═════ Input rows
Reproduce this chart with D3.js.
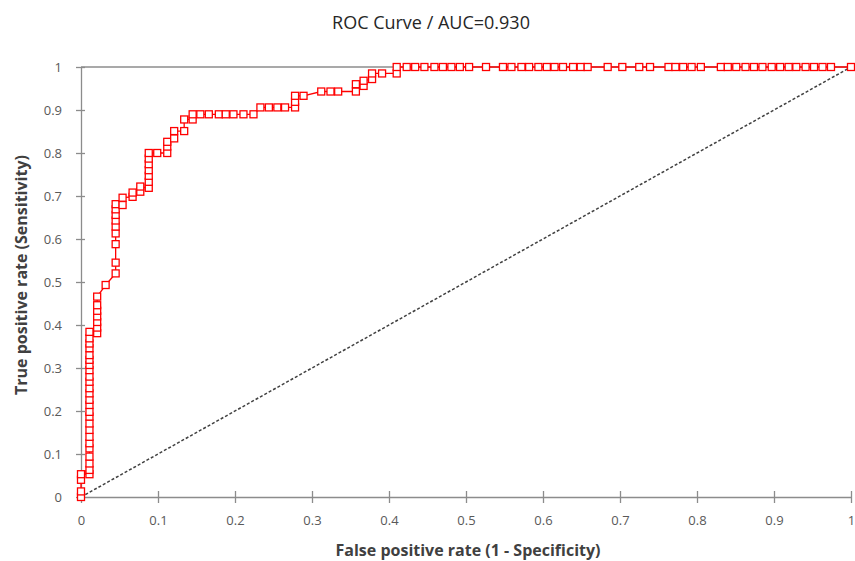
<!DOCTYPE html>
<html lang="en">
<head>
<meta charset="UTF-8">
<title>ROC Curve</title>
<style>
  body { margin: 0; background: #fff; }
  svg text { font-family: "Open Sans", "Noto Sans", sans-serif; }
</style>
</head>
<body>
<div id="chart"></div>
<script src="https://d3js.org/d3.v7.min.js"></script>
<script>
// ROC points (false positive rate / true positive rate)
var fpr = [
  0, 0, 0, 0,
  0.011, 0.011, 0.011, 0.011, 0.011, 0.011, 0.011, 0.011, 0.011, 0.011, 0.011, 0.011, 0.011,
  0.011, 0.011, 0.011, 0.011, 0.011, 0.011, 0.011, 0.011, 0.011, 0.011, 0.011, 0.011,
  0.021, 0.021, 0.021, 0.021, 0.021, 0.021, 0.021,
  0.032,
  0.045, 0.045, 0.045, 0.045, 0.045, 0.045, 0.045, 0.045, 0.045,
  0.054, 0.054, 0.067, 0.067, 0.077, 0.077,
  0.088, 0.088, 0.088, 0.088, 0.088, 0.088, 0.088,
  0.099, 0.112, 0.112, 0.112, 0.121, 0.121, 0.134, 0.134, 0.145, 0.145,
  0.155, 0.166, 0.179, 0.188, 0.198, 0.211, 0.224,
  0.233, 0.244, 0.255, 0.265, 0.278, 0.278, 0.278, 0.289,
  0.312, 0.324, 0.334, 0.357, 0.357, 0.367, 0.367, 0.378, 0.378, 0.391, 0.41, 0.41,
  0.423, 0.434, 0.446, 0.459, 0.47, 0.481, 0.492, 0.504, 0.526, 0.548, 0.559, 0.572,
  0.582, 0.594, 0.605, 0.615, 0.626, 0.639, 0.649, 0.658, 0.684, 0.703, 0.725, 0.739,
  0.763, 0.772, 0.782, 0.793, 0.805, 0.831, 0.84, 0.851, 0.863, 0.874, 0.885, 0.897,
  0.908, 0.919, 0.929, 0.941, 0.952, 0.963, 0.974, 1
];
var tpr = [
  0, 0.013, 0.04, 0.053,
  0.053, 0.063, 0.078, 0.094, 0.113, 0.125, 0.14, 0.156, 0.171, 0.187, 0.198, 0.214, 0.226,
  0.241, 0.253, 0.268, 0.28, 0.295, 0.307, 0.319, 0.33, 0.346, 0.357, 0.369, 0.384,
  0.381, 0.394, 0.407, 0.42, 0.433, 0.446, 0.466,
  0.493,
  0.52, 0.545, 0.588, 0.613, 0.629, 0.643, 0.656, 0.669, 0.681,
  0.679, 0.696, 0.698, 0.708, 0.71, 0.722,
  0.719, 0.733, 0.747, 0.76, 0.774, 0.787, 0.8,
  0.8, 0.8, 0.815, 0.826, 0.834, 0.851, 0.851, 0.878, 0.878, 0.89,
  0.89, 0.89, 0.89, 0.89, 0.89, 0.89, 0.89,
  0.906, 0.906, 0.906, 0.906, 0.906, 0.919, 0.933, 0.933,
  0.943, 0.943, 0.943, 0.943, 0.96, 0.956, 0.968, 0.972, 0.985, 0.985, 0.985, 1,
  1, 1, 1, 1, 1, 1, 1, 1, 1, 1, 1, 1,
  1, 1, 1, 1, 1, 1, 1, 1, 1, 1, 1, 1,
  1, 1, 1, 1, 1, 1, 1, 1, 1, 1, 1, 1,
  1, 1, 1, 1, 1, 1, 1, 1
];
var tickValues = [0, 0.1, 0.2, 0.3, 0.4, 0.5, 0.6, 0.7, 0.8, 0.9, 1];
var title = "ROC Curve / AUC=0.930";
var xTitle = "False positive rate (1 - Specificity)";
var yTitle = "True positive rate (Sensitivity)";

var width = 855, height = 561;
var plotL = 81, plotR = 851, plotT = 67, plotB = 497;
var axisColor = "#8c8c8c";
var labelColor = "#595959";
var red = "#ff0000";

var svg = d3.select("#chart").append("svg")
    .attr("width", width)
    .attr("height", height);

var x = d3.scaleLinear().domain([0, 1]).range([plotL, plotR]);
var y = d3.scaleLinear().domain([0, 1]).range([plotB, plotT]);

// top line at y=1
svg.append("line")
    .attr("x1", plotL).attr("x2", plotR)
    .attr("y1", y(1)).attr("y2", y(1))
    .style("stroke", axisColor).style("stroke-width", 1.3);

// axes, ticks cross the axis line
var xAxis = svg.append("g")
    .attr("transform", "translate(0," + plotB + ")")
    .call(d3.axisBottom(x).tickValues(tickValues).tickFormat(d3.format("")).tickSizeInner(6).tickSizeOuter(0).tickPadding(13));
xAxis.selectAll(".tick line").attr("y1", -6);
xAxis.select(".domain").style("stroke", axisColor).style("stroke-width", 1.3);
xAxis.selectAll(".tick line").style("stroke", axisColor).style("stroke-width", 1.3);
xAxis.selectAll("text").style("fill", labelColor).style("font-size", "13px");

var yAxis = svg.append("g")
    .attr("transform", "translate(" + plotL + ",0)")
    .call(d3.axisLeft(y).tickValues(tickValues).tickFormat(d3.format("")).tickSizeInner(5).tickSizeOuter(0).tickPadding(14));
yAxis.selectAll(".tick line").attr("x1", 4);
yAxis.select(".domain").style("stroke", axisColor).style("stroke-width", 1.3);
yAxis.selectAll(".tick line").style("stroke", axisColor).style("stroke-width", 1.3);
yAxis.selectAll("text").style("fill", labelColor).style("font-size", "13px");

// random classifier diagonal
svg.append("line")
    .attr("x1", x(0)).attr("y1", y(0))
    .attr("x2", x(1)).attr("y2", y(1))
    .style("stroke", "#404040")
    .style("stroke-width", 1.5)
    .style("stroke-dasharray", "3,2");

var pts = fpr.map(function (d, i) { return [d, tpr[i]]; });

var line = d3.line()
    .x(function (d) { return x(d[0]); })
    .y(function (d) { return y(d[1]); });

svg.append("path")
    .datum(pts)
    .attr("d", line)
    .style("fill", "none")
    .style("stroke", red)
    .style("stroke-width", 1.3);

svg.selectAll("rect.mk")
    .data(pts)
    .enter().append("rect")
    .attr("class", "mk")
    .attr("x", function (d) { return x(d[0]) - 3.5; })
    .attr("y", function (d) { return y(d[1]) - 3.5; })
    .attr("width", 7)
    .attr("height", 7)
    .style("fill", "#fff")
    .style("stroke", red)
    .style("stroke-width", 1.3);

// titles
svg.append("text")
    .text(title)
    .attr("x", 431).attr("y", 29)
    .attr("text-anchor", "middle")
    .style("font-size", "18px")
    .style("fill", "#262626");

svg.append("text")
    .text(xTitle)
    .attr("x", 468).attr("y", 556)
    .attr("text-anchor", "middle")
    .style("font-size", "16px")
    .style("font-weight", "bold")
    .style("fill", "#404040");

svg.append("text")
    .text(yTitle)
    .attr("transform", "translate(27,275) rotate(-90)")
    .attr("text-anchor", "middle")
    .style("font-size", "16px")
    .style("font-weight", "bold")
    .style("fill", "#404040");
</script>
</body>
</html>
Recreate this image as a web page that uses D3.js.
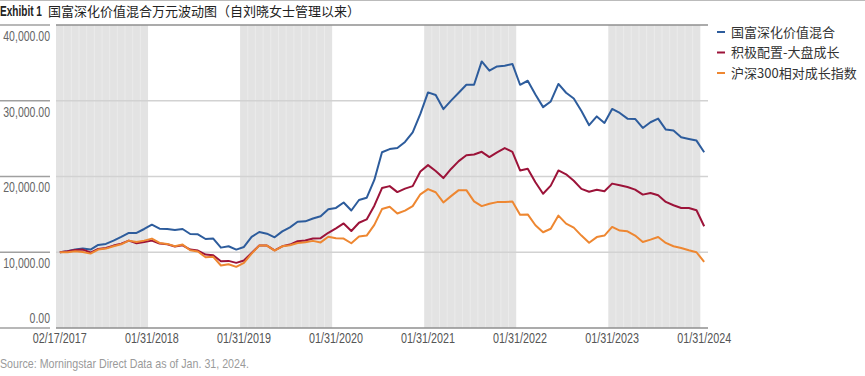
<!DOCTYPE html>
<html>
<head>
<meta charset="utf-8">
<script src="https://cdn.jsdelivr.net/npm/d3@7"></script>
<style>
  body { margin: 0; background: #fff; }
  svg { display: block; }
  text { font-family: "Liberation Sans", Arial, "Noto Sans CJK SC", sans-serif; }
</style>
</head>
<body>
<svg width="865" height="376"></svg>
<script>
const width = 865;
const height = 376;

// Dates: start date, then month ends Feb 2017 .. Jan 2024
const dates = [new Date(2017, 1, 17)].concat(
  d3.timeMonth.range(new Date(2017, 1, 1), new Date(2024, 1, 1))
    .map(d => d3.timeDay.offset(d3.timeMonth.offset(d, 1), -1))
);

const seriesNames = ["国富深化价值混合", "积极配置-大盘成长", "沪深300相对成长指数"];
const seriesColors = ["#2d5c9c", "#9c1339", "#ee8731"];

// 国富深化价值混合
const fundValues = [10000, 10130, 10350, 10480, 10350, 10965, 11100, 11535, 12020, 12545, 12545, 13070,
  13640, 13115, 13070, 12940, 13070, 12410, 12370, 11750, 11800, 10610, 10790, 10350,
  10700, 12020, 12675, 12455, 11975, 12760, 13290, 14035, 14080, 14460, 14750, 15690,
  15850, 16570, 15510, 16900, 17190, 19550, 23200, 23620, 23750, 24560, 25840, 28260,
  31100, 30750, 28900, 30020, 31050, 32110, 32110, 35190, 33980, 34530, 34620, 34860,
  32110, 32640, 30830, 29160, 29910, 32220, 31060, 30290, 28640, 26770, 27930, 27070,
  28920, 28390, 27640, 27600, 26410, 27160, 27640, 26190, 26060, 25180, 24960, 24740,
  23200];

// 积极配置-大盘成长
const categoryValues = [10000, 10130, 10310, 10350, 9960, 10440, 10570, 10880, 11140, 11535, 11180, 11360,
  11535, 11140, 11050, 10750, 10920, 10350, 10220, 9690, 9600, 8820, 8860, 8600,
  8900, 9910, 10880, 10880, 10260, 10790, 11010, 11450, 11540, 11820, 11860, 12570,
  13160, 13800, 12800, 13890, 14330, 16150, 18470, 18730, 17940, 18400, 18730, 20670,
  21500, 20730, 19790, 21000, 22030, 22800, 22910, 23260, 22560, 23180, 23750, 23260,
  20800, 21020, 19240, 17720, 18800, 20800, 20290, 19440, 18360, 17980, 18250, 18050,
  19060, 18840, 18620, 18270, 17610, 17830, 17520, 16640, 16200, 15850, 15850, 15540,
  13430];

// 沪深300相对成长指数
const indexValues = [10000, 10000, 10130, 10040, 9820, 10350, 10480, 10790, 11050, 11535, 11360, 11535,
  11800, 11230, 11100, 10790, 11010, 10260, 10090, 9340, 9390, 8250, 8420, 8070,
  8600, 9820, 10880, 10880, 10220, 10790, 10920, 11230, 11320, 11500, 11300, 12040,
  11850, 11800, 11190, 12070, 12200, 13610, 15700, 16000, 15120, 15500, 16090, 17650,
  18340, 17920, 16580, 17410, 18200, 18200, 16710, 16090, 16400, 16620, 16620, 16710,
  14950, 14990, 13560, 12640, 13100, 14840, 13780, 13250, 12200, 11250, 12000, 12200,
  13340, 12860, 12770, 12200, 11360, 11670, 12020, 11230, 10790, 10570, 10260, 10000,
  8720];

const yTicks = [0, 10000, 20000, 30000, 40000];
const xTickIdx = [0, 12, 24, 36, 48, 60, 72, 84];
const shadedStarts = [0, 24, 48, 72];

const svg = d3.select("svg");

// squeeze latin text to look like a narrow face
function condense(sel, k) {
  sel.each(function() {
    const w = this.getComputedTextLength();
    d3.select(this).attr("textLength", w * k).attr("lengthAdjust", "spacingAndGlyphs");
  });
}

const x = d3.scaleBand().domain(d3.range(dates.length)).range([56, 708]);
const bw = x.bandwidth();
const y = d3.scaleLinear().domain([0, 40000]).range([328, 25]);

// top rule
svg.append("line")
  .attr("x1", 0).attr("x2", width).attr("y1", 0.5).attr("y2", 0.5)
  .attr("stroke", "#bbb").attr("stroke-width", 1);

// Title ("Exhibit 1" squeezed with a transform so its box stays narrow)
const exhibit = svg.append("text")
  .attr("x", 0).attr("y", 16)
  .attr("font-weight", "bold").attr("font-size", 15).attr("fill", "#222")
  .text("Exhibit 1");
const exW = exhibit.node().getComputedTextLength();
exhibit.attr("transform", `scale(${42 / exW},1)`);
svg.append("text")
  .attr("x", 48).attr("y", 16)
  .attr("font-size", 13).attr("fill", "#222")
  .style("font-family", "'Noto Sans CJK SC', sans-serif")
  .text("国富深化价值混合万元波动图（自刘晓女士管理以来）");

// Shaded years
const bands = svg.append("g");
shadedStarts.forEach(s => {
  bands.append("rect")
    .attr("x", x(s)).attr("y", y(40000))
    .attr("width", bw * 12).attr("height", y(0) - y(40000))
    .attr("fill", "#e3e3e3");
  d3.range(s + 1, s + 12).forEach(i => {
    bands.append("line")
      .attr("x1", x(i)).attr("x2", x(i))
      .attr("y1", y(40000)).attr("y2", y(0))
      .attr("stroke", "#ebebeb").attr("stroke-width", 1);
  });
});

// Gridlines
svg.append("g")
  .selectAll("line")
  .data(yTicks)
  .enter()
  .append("line")
  .attr("x1", 56).attr("x2", 708)
  .attr("y1", d => y(d)).attr("y2", d => y(d))
  .attr("stroke", d => (d === 0 || d === 40000) ? "#8f8f8f" : "#d2d2d2")
  .attr("stroke-width", 1.6);

// short rules next to the y labels
svg.append("g")
  .selectAll("line")
  .data(yTicks)
  .enter()
  .append("line")
  .attr("x1", 0).attr("x2", 50)
  .attr("y1", d => y(d)).attr("y2", d => y(d))
  .attr("stroke", "#a0a0a0")
  .attr("stroke-width", 1.6);

// Y axis labels
const yAxis = svg.append("g")
  .attr("transform", "translate(50,0)")
  .call(d3.axisLeft(y).tickValues(yTicks).tickFormat(d3.format(",.2f")).tickSize(0).tickPadding(0));
yAxis.select(".domain").remove();
yAxis.selectAll("text")
  .attr("font-size", 14)
  .attr("fill", "#666")
  .attr("dy", d => d === 0 ? "-0.4em" : "1.1em")
  .call(condense, 0.75);

// X axis labels
const fmt = d3.timeFormat("%m/%d/%Y");
const xAxis = svg.append("g")
  .attr("transform", "translate(0,328)")
  .call(d3.axisBottom(x).tickValues(xTickIdx).tickFormat(i => fmt(dates[i])).tickSize(0).tickPadding(5));
xAxis.select(".domain").remove();
xAxis.selectAll("text").attr("font-size", 14).attr("fill", "#555").call(condense, 0.77);

// Lines
const line = d3.line()
  .x((d, i) => x(i) + bw / 2)
  .y(d => y(d));

[fundValues, categoryValues, indexValues].forEach((vals, k) => {
  svg.append("path")
    .datum(vals)
    .attr("d", line)
    .attr("fill", "none")
    .attr("stroke", seriesColors[k])
    .attr("stroke-width", 2)
    .attr("stroke-linejoin", "round");
});

// Legend
const legend = svg.append("g");
seriesNames.forEach((name, k) => {
  const ly = 32 + k * 20.5;
  legend.append("line")
    .attr("x1", 717).attr("x2", 725)
    .attr("y1", ly).attr("y2", ly)
    .attr("stroke", seriesColors[k]).attr("stroke-width", 2);
  legend.append("text")
    .attr("x", 731).attr("y", ly).attr("dy", "0.35em")
    .attr("font-size", 13).attr("fill", "#333")
    .style("font-family", "'Noto Sans CJK SC', sans-serif")
    .text(name);
});

// Source
svg.append("text")
  .attr("x", 0).attr("y", 368)
  .attr("font-size", 13).attr("fill", "#9a9a9a")
  .text("Source: Morningstar Direct Data as of Jan. 31, 2024.")
  .call(condense, 0.82);
</script>
</body>
</html>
══════════
§ Short problem: Search the listing for the word "with" and return each line that holds it.

§ Answer in full:
Reproduce this chart with D3.js.
// Title ("Exhibit 1" squeezed with a transform so its box stays narrow)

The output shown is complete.